* [Given problem]: Within the entries below, please return exactly the lines from the one with "What Apache ECharts" through the one with "const font = 'Noto Sans CJK SC';", leaving out any pictures.

* [Records provided]:

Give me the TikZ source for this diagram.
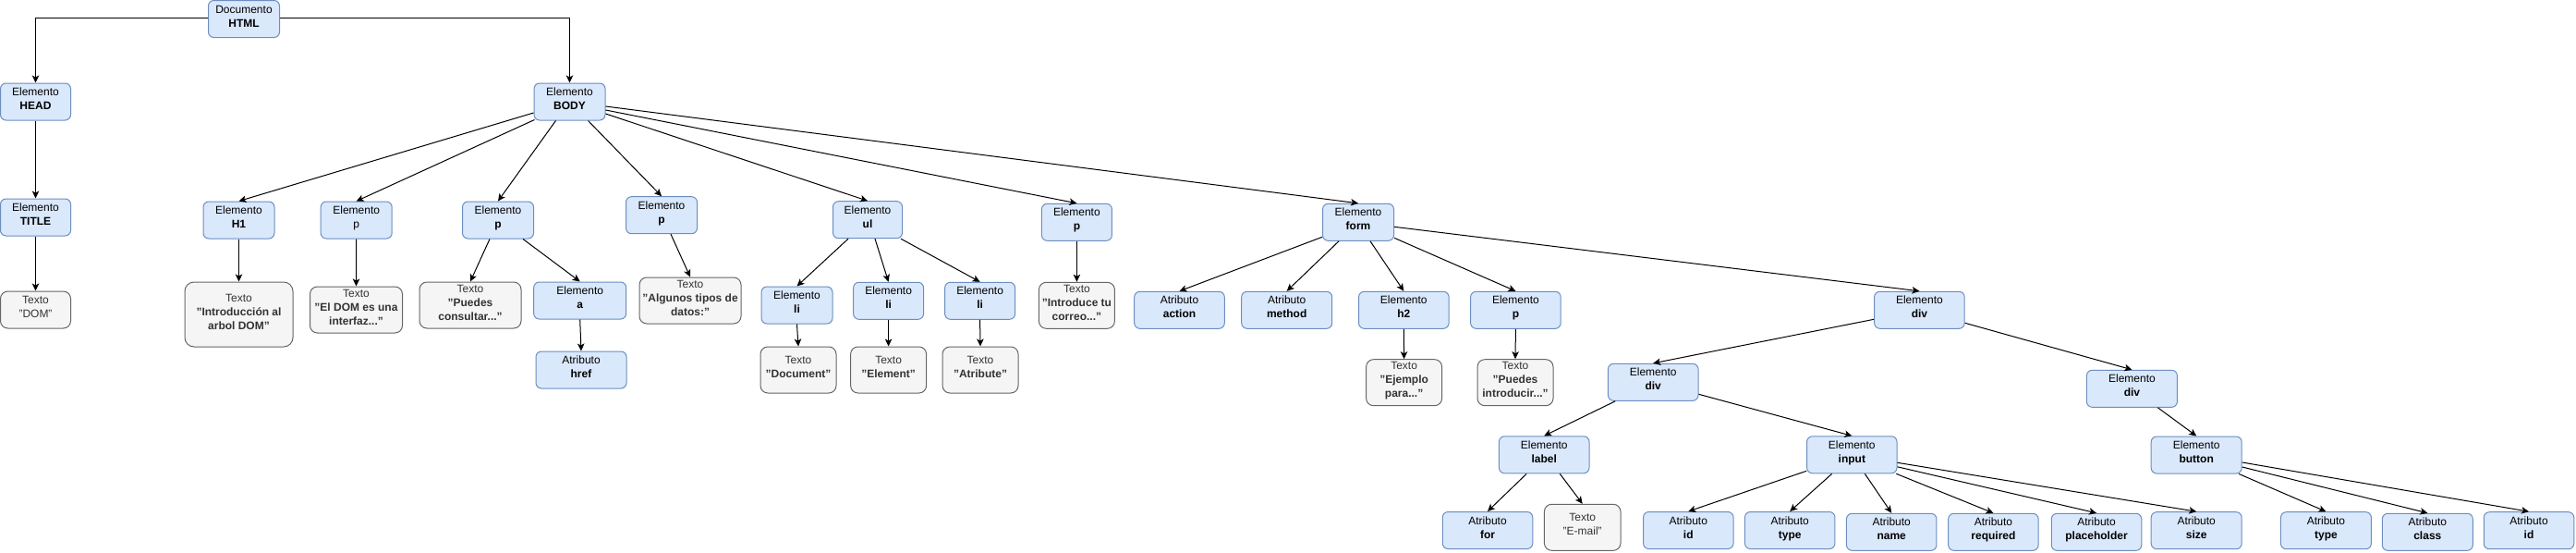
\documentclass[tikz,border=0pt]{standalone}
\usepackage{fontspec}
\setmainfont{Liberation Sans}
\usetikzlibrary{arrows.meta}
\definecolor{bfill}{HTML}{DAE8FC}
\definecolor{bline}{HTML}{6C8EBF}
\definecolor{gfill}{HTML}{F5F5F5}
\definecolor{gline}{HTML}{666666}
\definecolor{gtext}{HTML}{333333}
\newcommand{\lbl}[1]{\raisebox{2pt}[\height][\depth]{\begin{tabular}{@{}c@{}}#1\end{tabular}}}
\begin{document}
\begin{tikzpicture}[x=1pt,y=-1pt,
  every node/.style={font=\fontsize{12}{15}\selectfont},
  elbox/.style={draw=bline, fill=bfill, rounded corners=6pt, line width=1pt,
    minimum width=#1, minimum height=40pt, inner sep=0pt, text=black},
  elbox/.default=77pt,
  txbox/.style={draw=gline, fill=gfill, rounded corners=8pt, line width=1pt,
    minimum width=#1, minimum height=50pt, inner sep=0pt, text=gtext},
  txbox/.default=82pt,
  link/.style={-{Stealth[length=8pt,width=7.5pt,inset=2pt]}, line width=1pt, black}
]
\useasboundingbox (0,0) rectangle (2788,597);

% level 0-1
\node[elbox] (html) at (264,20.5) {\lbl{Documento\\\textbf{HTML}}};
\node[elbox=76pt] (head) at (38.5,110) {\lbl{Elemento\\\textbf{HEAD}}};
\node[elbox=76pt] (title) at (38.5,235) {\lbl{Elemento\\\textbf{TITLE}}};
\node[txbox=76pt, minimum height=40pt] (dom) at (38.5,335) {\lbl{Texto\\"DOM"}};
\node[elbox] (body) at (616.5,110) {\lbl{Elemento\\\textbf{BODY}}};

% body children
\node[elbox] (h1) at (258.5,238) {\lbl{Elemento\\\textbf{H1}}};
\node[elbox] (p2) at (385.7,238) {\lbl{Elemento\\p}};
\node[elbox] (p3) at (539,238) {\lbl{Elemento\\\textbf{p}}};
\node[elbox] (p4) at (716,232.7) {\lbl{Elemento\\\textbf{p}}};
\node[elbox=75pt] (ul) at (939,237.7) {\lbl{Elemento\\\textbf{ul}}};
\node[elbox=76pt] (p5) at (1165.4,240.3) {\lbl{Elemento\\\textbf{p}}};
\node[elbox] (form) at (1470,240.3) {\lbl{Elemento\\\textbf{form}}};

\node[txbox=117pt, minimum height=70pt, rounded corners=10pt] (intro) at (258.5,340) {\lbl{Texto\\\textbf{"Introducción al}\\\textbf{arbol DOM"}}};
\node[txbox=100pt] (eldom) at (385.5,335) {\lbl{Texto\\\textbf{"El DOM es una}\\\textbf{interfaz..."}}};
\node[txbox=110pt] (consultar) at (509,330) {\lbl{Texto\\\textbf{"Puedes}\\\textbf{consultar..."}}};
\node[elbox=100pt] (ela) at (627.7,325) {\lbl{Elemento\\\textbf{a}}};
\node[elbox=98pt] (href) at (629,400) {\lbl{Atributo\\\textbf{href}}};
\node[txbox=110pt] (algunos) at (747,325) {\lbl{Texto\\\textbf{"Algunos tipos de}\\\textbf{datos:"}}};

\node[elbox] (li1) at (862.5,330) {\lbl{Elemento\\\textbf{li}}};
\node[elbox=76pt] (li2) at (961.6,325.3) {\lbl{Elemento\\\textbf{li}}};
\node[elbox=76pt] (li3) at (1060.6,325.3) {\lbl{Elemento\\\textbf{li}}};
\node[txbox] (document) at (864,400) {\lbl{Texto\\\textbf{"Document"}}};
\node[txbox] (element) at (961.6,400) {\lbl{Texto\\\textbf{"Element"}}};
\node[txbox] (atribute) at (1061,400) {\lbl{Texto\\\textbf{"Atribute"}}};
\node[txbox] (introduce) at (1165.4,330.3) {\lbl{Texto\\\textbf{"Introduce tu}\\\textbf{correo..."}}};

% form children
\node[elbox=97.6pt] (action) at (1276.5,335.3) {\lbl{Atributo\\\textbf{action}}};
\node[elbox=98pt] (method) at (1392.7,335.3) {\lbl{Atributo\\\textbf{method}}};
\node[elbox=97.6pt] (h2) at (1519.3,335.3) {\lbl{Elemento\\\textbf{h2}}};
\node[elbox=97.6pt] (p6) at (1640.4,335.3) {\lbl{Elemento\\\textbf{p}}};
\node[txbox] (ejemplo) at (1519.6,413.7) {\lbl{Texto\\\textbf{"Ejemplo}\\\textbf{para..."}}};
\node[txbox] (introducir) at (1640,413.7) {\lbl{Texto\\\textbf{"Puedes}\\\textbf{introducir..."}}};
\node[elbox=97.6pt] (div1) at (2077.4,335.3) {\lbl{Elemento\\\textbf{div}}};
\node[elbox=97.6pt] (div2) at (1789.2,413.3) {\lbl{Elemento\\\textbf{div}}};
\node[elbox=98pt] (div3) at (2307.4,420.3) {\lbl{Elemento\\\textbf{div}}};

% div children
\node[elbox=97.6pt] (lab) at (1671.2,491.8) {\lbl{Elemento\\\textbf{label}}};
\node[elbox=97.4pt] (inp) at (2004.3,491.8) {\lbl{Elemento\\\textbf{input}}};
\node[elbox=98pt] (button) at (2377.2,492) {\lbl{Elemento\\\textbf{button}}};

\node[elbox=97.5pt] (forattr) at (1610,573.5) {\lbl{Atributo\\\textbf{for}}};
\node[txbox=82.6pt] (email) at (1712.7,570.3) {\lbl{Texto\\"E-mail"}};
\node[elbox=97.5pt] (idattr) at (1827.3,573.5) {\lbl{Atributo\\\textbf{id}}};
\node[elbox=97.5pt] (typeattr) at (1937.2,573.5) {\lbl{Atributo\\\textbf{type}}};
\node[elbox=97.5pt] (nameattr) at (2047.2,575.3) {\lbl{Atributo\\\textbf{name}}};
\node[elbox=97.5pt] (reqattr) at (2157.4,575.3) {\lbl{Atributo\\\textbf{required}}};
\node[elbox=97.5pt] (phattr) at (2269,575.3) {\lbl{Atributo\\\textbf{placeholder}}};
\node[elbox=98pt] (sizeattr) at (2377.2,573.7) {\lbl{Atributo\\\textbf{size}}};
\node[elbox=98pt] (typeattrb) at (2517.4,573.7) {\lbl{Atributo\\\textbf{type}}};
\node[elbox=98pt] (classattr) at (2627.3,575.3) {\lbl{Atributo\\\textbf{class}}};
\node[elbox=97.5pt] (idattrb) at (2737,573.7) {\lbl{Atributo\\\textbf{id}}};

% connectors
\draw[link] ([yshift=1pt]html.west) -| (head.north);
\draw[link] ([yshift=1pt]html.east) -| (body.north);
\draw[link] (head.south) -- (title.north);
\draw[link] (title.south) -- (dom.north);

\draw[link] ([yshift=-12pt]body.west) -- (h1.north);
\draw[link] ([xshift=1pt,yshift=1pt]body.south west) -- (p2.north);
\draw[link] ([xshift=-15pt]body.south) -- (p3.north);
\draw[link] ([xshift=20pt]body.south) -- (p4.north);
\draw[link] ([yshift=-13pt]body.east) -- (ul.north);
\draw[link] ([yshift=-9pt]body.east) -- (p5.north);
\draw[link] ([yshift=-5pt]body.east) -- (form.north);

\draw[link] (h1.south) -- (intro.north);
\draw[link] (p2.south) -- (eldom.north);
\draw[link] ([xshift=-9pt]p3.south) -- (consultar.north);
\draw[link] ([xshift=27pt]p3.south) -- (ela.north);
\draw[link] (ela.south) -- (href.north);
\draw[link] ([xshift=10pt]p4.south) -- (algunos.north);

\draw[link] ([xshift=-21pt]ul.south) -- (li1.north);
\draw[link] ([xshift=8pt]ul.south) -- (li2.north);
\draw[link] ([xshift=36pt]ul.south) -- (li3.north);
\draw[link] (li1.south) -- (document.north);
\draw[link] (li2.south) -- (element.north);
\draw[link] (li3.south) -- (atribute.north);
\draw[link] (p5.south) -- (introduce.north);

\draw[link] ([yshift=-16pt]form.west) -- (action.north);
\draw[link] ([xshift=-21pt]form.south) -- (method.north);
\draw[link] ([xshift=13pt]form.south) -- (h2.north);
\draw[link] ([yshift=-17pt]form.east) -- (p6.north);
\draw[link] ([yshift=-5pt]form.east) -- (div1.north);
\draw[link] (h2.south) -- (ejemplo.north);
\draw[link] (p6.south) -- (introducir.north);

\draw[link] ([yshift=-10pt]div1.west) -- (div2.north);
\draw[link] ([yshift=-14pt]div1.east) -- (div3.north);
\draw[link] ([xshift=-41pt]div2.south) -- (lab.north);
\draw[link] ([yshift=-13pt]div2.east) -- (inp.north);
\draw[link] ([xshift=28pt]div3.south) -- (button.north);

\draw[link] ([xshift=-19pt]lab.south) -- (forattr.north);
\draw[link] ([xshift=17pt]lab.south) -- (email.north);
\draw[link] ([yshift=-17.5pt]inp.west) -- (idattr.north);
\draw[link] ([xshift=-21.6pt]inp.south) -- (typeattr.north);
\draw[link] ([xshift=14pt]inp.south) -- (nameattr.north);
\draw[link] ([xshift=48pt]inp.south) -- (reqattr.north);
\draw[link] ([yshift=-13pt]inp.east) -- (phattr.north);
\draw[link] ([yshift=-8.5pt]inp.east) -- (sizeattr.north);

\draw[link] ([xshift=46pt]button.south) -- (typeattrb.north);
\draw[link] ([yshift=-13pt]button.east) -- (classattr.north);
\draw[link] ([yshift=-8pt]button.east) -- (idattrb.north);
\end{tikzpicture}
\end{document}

* * *

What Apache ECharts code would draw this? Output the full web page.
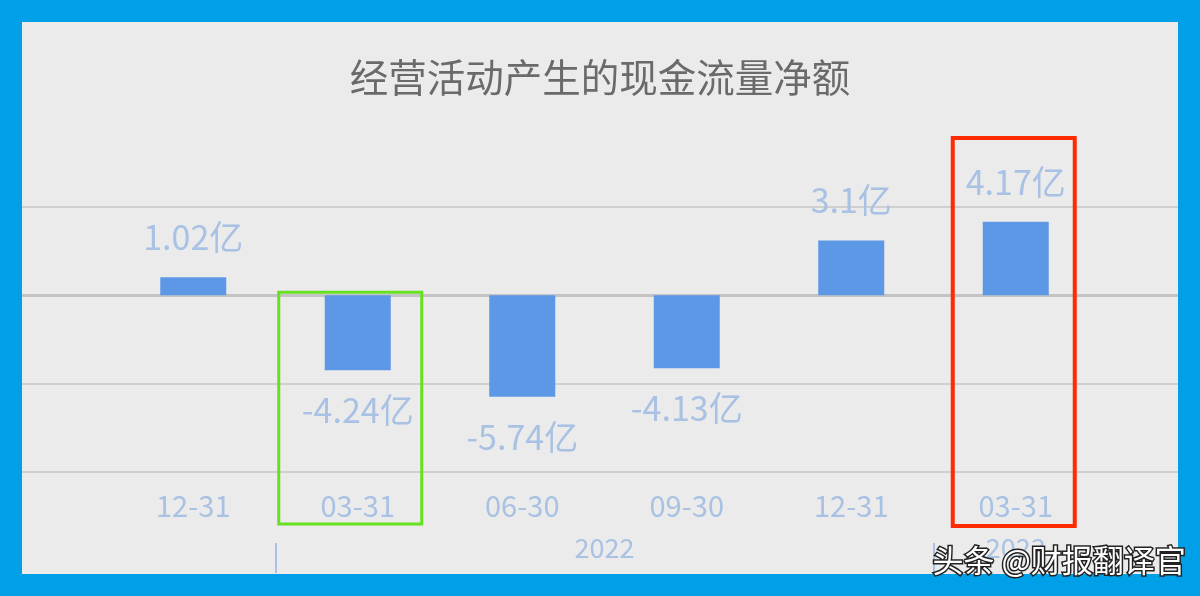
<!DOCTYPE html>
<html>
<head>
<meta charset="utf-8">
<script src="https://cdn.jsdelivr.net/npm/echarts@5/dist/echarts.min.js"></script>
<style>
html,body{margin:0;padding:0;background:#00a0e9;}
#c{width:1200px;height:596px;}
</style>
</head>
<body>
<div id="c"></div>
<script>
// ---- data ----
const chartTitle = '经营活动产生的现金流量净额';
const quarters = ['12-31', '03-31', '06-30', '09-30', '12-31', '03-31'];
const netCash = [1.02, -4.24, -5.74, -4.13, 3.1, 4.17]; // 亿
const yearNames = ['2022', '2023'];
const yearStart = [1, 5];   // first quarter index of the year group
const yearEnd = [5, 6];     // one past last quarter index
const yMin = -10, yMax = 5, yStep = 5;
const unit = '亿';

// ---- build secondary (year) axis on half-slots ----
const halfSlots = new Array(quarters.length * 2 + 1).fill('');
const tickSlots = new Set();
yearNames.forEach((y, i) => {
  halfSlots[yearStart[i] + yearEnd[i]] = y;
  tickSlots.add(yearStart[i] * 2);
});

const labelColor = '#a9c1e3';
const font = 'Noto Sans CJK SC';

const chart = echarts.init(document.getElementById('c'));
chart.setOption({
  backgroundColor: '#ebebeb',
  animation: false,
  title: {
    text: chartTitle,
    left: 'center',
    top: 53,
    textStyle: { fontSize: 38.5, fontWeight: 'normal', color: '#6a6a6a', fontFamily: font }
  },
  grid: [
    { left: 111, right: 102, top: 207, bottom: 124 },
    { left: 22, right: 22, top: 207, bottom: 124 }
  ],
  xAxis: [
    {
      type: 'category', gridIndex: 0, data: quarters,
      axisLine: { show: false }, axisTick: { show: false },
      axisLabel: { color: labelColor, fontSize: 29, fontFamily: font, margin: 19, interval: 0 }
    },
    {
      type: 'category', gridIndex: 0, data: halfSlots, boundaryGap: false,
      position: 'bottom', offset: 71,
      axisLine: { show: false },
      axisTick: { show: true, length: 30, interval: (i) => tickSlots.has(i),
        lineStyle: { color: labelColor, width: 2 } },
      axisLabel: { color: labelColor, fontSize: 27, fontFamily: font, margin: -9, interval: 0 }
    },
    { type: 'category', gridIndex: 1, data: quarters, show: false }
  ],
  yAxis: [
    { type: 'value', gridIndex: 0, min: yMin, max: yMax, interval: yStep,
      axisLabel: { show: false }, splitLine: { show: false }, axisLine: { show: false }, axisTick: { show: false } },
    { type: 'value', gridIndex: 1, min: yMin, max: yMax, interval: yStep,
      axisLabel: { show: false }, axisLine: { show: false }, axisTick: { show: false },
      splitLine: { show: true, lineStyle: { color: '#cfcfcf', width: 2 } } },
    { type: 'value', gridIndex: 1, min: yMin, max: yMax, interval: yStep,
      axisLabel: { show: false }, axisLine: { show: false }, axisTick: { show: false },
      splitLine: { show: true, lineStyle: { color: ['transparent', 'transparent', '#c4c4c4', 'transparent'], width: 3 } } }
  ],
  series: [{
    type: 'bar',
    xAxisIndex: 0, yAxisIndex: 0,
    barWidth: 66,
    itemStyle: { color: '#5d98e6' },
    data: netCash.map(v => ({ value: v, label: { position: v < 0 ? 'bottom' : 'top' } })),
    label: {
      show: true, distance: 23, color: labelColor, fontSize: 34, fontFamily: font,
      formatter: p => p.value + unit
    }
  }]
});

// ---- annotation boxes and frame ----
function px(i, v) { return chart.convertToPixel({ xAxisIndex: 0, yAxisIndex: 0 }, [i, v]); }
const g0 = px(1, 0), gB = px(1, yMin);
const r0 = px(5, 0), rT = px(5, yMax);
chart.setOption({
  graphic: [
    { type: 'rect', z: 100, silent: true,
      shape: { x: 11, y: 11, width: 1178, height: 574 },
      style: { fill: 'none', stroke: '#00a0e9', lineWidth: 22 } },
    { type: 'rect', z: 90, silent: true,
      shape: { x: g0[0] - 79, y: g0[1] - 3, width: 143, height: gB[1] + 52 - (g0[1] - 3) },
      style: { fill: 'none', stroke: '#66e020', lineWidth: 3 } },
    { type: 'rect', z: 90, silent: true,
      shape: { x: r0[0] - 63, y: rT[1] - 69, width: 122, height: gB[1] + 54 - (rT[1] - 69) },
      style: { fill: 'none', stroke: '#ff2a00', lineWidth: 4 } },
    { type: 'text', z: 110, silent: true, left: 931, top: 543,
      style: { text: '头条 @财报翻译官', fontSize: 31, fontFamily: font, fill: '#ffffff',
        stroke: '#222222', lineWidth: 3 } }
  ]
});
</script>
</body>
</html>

---

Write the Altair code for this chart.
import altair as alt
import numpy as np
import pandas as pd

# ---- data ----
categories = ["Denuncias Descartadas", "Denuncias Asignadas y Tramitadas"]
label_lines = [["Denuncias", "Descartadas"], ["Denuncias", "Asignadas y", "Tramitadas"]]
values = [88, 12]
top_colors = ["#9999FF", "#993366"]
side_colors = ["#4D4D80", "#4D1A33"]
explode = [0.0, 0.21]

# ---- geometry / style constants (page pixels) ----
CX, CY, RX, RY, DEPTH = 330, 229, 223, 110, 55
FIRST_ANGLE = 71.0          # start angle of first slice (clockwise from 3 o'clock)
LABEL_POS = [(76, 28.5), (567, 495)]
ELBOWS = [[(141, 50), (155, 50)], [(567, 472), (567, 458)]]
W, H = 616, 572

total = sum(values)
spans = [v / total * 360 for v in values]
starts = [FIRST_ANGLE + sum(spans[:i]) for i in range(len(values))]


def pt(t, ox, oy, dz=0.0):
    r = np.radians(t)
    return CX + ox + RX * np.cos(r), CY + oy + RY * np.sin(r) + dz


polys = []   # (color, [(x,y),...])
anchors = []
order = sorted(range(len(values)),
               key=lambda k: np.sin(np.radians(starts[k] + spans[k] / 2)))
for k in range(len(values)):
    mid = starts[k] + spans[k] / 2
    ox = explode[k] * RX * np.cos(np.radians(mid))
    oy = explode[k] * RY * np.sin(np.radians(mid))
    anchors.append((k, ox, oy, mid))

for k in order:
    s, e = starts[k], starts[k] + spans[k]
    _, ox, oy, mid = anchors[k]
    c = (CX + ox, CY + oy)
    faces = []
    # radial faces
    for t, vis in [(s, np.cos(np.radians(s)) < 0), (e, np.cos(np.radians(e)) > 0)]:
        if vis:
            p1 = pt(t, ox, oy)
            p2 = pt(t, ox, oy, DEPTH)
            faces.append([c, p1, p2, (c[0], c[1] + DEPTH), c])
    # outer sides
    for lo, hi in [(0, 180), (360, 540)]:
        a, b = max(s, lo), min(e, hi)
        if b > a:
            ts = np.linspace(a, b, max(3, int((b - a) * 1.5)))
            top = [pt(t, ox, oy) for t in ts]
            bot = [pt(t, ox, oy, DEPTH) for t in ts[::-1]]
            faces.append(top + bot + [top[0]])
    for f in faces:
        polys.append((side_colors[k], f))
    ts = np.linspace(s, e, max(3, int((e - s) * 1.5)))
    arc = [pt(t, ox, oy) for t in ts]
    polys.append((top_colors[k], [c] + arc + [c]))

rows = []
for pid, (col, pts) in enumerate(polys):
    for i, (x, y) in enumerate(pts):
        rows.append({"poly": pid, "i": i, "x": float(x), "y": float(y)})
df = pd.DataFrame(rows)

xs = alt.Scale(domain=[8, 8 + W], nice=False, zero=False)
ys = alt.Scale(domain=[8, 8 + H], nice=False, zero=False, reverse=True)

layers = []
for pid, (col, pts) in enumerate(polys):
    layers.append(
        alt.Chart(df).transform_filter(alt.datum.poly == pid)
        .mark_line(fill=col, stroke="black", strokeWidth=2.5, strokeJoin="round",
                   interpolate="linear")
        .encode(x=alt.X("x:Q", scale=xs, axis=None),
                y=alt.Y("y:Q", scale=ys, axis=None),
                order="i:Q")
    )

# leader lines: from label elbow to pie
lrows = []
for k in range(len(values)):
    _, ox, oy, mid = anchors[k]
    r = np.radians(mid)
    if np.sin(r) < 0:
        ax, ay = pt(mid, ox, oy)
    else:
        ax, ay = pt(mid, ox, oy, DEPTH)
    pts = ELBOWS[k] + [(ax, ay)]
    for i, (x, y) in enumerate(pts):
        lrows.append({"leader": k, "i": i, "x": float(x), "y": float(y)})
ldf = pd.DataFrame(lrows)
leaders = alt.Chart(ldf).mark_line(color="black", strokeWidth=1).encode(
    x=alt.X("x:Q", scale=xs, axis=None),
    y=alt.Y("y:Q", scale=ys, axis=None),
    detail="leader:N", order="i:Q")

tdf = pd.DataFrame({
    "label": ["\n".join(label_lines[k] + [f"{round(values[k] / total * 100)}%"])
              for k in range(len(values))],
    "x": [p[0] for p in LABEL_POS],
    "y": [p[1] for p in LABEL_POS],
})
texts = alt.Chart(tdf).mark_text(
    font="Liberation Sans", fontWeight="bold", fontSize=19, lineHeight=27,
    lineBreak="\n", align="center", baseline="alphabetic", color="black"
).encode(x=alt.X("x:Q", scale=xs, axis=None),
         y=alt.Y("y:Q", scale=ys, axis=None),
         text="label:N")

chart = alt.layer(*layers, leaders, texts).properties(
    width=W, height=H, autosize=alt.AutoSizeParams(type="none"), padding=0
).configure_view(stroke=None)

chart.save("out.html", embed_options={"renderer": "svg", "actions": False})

* [Written reply]:
What Apache ECharts code would draw this? Output the full web page.
<!DOCTYPE html>
<html>
<head>
<meta charset="utf-8">
<script src="https://cdn.jsdelivr.net/npm/echarts@5/dist/echarts.min.js"></script>
<style>
html,body{margin:0;padding:0;background:#00a0e9;}
#c{width:1200px;height:596px;}
</style>
</head>
<body>
<div id="c"></div>
<script>
// ---- data ----
const chartTitle = '经营活动产生的现金流量净额';
const quarters = ['12-31', '03-31', '06-30', '09-30', '12-31', '03-31'];
const netCash = [1.02, -4.24, -5.74, -4.13, 3.1, 4.17]; // 亿
const yearNames = ['2022', '2023'];
const yearStart = [1, 5];   // first quarter index of the year group
const yearEnd = [5, 6];     // one past last quarter index
const yMin = -10, yMax = 5, yStep = 5;
const unit = '亿';

// ---- build secondary (year) axis on half-slots ----
const halfSlots = new Array(quarters.length * 2 + 1).fill('');
const tickSlots = new Set();
yearNames.forEach((y, i) => {
  halfSlots[yearStart[i] + yearEnd[i]] = y;
  tickSlots.add(yearStart[i] * 2);
});

const labelColor = '#a9c1e3';
const font = 'Noto Sans CJK SC';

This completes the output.